■ Work to do ■
Copy the records below exactly, starting at the line that contains "Rebuild this chart" and ending at the line that contains "const myChart = echarts.init(document.getElementById('chart'))"; leave out any pictures.

■ Data to process ■
============

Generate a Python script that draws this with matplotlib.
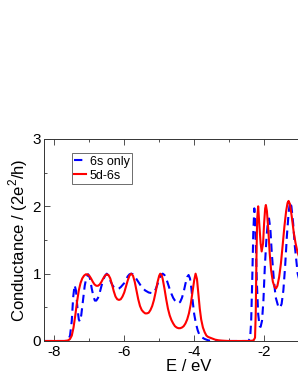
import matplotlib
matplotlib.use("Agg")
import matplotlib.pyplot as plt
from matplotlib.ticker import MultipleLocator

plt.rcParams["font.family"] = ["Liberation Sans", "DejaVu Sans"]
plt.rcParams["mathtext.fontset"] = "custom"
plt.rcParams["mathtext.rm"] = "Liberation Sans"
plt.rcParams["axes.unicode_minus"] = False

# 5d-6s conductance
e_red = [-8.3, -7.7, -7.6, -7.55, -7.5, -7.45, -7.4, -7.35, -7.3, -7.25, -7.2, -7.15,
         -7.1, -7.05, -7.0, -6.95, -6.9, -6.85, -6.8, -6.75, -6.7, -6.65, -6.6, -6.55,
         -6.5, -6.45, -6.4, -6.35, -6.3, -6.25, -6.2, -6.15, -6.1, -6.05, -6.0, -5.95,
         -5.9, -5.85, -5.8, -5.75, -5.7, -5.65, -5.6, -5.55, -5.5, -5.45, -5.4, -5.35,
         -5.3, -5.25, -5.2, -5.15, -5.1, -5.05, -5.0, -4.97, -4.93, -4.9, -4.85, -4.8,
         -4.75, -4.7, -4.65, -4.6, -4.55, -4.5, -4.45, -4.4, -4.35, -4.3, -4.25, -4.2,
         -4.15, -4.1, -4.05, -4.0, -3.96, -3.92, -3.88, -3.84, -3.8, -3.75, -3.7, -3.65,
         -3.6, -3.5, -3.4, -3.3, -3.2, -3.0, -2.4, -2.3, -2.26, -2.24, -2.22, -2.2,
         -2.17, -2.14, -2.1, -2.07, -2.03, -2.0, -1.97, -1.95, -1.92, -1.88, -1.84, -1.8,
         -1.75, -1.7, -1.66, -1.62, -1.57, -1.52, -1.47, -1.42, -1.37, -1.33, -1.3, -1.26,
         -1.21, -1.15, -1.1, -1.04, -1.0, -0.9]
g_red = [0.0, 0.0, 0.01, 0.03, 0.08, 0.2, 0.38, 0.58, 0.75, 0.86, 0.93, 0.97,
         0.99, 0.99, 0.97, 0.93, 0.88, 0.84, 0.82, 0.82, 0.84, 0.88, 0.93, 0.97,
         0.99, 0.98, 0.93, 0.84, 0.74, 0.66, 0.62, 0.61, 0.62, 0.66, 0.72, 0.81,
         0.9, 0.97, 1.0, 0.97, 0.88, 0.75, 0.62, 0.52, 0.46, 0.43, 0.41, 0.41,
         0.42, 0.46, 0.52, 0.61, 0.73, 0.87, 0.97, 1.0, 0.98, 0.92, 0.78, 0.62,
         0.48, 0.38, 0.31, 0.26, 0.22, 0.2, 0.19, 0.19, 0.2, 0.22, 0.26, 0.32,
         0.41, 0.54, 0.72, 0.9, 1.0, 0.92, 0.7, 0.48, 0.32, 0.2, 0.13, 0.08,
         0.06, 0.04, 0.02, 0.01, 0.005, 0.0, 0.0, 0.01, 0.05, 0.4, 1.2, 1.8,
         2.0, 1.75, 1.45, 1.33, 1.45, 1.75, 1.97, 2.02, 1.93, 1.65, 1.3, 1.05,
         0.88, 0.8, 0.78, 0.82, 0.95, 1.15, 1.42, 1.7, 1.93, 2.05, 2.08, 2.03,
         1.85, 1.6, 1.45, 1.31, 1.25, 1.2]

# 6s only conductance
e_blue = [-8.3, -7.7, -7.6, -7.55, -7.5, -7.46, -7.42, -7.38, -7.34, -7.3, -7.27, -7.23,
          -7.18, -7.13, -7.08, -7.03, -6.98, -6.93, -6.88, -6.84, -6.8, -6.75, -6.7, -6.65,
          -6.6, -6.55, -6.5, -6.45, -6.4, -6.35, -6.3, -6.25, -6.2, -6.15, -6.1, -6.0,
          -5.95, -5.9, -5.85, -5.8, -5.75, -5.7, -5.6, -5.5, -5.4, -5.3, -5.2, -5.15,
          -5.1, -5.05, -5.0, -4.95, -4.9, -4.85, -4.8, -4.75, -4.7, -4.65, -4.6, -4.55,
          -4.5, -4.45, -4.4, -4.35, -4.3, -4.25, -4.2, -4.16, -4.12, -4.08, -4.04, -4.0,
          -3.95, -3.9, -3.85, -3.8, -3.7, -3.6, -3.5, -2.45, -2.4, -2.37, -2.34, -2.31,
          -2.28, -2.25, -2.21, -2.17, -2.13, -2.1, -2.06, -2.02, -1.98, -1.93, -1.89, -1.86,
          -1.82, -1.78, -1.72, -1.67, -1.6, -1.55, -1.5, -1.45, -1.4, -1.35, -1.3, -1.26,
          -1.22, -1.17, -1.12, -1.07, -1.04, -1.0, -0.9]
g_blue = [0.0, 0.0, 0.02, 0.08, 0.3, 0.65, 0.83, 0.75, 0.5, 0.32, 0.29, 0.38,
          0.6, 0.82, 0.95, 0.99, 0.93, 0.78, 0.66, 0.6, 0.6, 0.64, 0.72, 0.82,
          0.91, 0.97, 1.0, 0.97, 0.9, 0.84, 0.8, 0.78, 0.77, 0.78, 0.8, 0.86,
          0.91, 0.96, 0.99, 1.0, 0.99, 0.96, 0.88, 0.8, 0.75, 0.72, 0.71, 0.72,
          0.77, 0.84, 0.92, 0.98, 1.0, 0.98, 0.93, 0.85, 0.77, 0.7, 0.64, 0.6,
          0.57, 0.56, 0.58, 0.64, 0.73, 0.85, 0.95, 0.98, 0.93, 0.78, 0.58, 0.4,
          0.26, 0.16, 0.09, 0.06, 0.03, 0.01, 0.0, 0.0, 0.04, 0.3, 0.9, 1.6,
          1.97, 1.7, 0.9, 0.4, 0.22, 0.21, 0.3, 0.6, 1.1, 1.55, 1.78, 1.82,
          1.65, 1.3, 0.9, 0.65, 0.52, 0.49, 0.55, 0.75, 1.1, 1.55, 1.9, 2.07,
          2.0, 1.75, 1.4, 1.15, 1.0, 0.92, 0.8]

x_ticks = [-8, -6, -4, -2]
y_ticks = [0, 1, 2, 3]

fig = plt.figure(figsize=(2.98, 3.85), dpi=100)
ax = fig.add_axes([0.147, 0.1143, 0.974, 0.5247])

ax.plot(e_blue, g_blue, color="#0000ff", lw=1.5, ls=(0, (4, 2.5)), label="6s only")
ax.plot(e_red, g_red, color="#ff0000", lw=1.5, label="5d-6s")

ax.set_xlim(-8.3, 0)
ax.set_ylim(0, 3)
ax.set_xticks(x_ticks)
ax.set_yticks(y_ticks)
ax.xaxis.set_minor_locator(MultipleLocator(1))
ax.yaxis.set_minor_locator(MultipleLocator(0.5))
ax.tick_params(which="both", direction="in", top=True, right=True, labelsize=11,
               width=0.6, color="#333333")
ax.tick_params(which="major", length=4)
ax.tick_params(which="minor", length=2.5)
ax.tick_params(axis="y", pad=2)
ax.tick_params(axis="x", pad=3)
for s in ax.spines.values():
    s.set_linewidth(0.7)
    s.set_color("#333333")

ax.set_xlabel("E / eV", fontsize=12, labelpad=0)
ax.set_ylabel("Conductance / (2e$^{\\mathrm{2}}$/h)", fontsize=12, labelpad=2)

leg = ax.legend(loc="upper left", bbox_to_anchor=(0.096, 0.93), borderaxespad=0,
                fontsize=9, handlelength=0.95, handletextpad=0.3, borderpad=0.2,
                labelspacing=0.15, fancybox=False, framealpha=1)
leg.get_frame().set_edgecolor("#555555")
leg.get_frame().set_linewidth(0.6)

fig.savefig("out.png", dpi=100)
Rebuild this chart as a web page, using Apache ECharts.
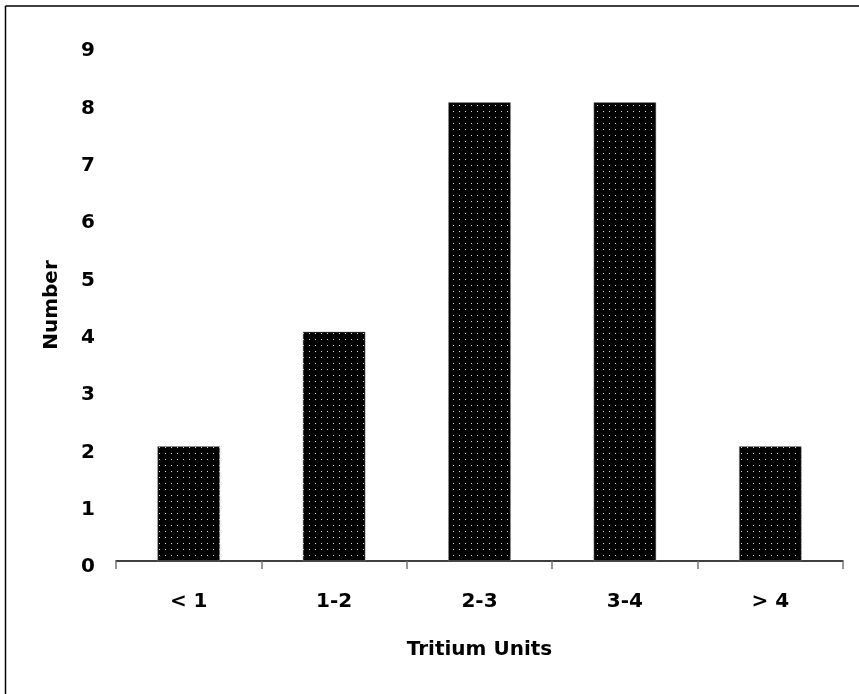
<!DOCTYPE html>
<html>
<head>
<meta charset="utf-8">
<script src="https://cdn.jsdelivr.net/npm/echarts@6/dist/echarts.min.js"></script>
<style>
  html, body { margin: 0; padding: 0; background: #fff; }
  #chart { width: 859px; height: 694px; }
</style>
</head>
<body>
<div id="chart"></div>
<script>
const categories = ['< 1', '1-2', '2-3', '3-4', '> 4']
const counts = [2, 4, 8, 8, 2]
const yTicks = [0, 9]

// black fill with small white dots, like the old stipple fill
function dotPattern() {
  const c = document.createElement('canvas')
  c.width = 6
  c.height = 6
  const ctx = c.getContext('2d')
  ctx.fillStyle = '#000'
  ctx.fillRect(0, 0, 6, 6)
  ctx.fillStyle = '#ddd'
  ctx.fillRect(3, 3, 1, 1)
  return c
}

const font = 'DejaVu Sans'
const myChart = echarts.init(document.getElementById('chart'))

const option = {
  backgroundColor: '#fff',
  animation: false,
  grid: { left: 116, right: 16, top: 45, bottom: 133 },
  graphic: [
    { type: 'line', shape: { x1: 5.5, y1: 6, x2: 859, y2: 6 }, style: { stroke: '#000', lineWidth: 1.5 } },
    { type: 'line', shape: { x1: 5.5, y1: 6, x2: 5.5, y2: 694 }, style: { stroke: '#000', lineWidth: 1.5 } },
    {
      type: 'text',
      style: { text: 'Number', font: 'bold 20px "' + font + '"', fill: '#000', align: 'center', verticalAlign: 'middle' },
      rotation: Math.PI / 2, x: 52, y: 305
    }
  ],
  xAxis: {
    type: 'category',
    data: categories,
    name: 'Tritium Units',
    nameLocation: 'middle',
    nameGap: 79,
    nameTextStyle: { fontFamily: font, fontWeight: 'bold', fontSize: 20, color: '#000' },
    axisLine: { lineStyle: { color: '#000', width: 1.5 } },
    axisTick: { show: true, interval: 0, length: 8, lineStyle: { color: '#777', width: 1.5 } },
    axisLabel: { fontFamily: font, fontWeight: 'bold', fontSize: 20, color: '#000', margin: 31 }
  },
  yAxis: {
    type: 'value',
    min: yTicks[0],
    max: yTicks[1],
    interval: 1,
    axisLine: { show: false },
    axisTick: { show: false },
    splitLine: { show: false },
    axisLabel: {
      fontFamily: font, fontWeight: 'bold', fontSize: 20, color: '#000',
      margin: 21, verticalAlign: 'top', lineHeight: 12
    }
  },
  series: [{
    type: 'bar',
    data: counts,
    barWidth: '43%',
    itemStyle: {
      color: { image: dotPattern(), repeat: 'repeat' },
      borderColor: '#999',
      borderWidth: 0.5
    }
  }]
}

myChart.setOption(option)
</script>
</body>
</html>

============

■ Finished exercise ■
Rebuild this chart as a web page, using Apache ECharts.
<!DOCTYPE html>
<html>
<head>
<meta charset="utf-8">
<script src="https://cdn.jsdelivr.net/npm/echarts@6/dist/echarts.min.js"></script>
<style>
  html, body { margin: 0; padding: 0; background: #fff; }
  #chart { width: 859px; height: 694px; }
</style>
</head>
<body>
<div id="chart"></div>
<script>
const categories = ['< 1', '1-2', '2-3', '3-4', '> 4']
const counts = [2, 4, 8, 8, 2]
const yTicks = [0, 9]

// black fill with small white dots, like the old stipple fill
function dotPattern() {
  const c = document.createElement('canvas')
  c.width = 6
  c.height = 6
  const ctx = c.getContext('2d')
  ctx.fillStyle = '#000'
  ctx.fillRect(0, 0, 6, 6)
  ctx.fillStyle = '#ddd'
  ctx.fillRect(3, 3, 1, 1)
  return c
}

const font = 'DejaVu Sans'
const myChart = echarts.init(document.getElementById('chart'))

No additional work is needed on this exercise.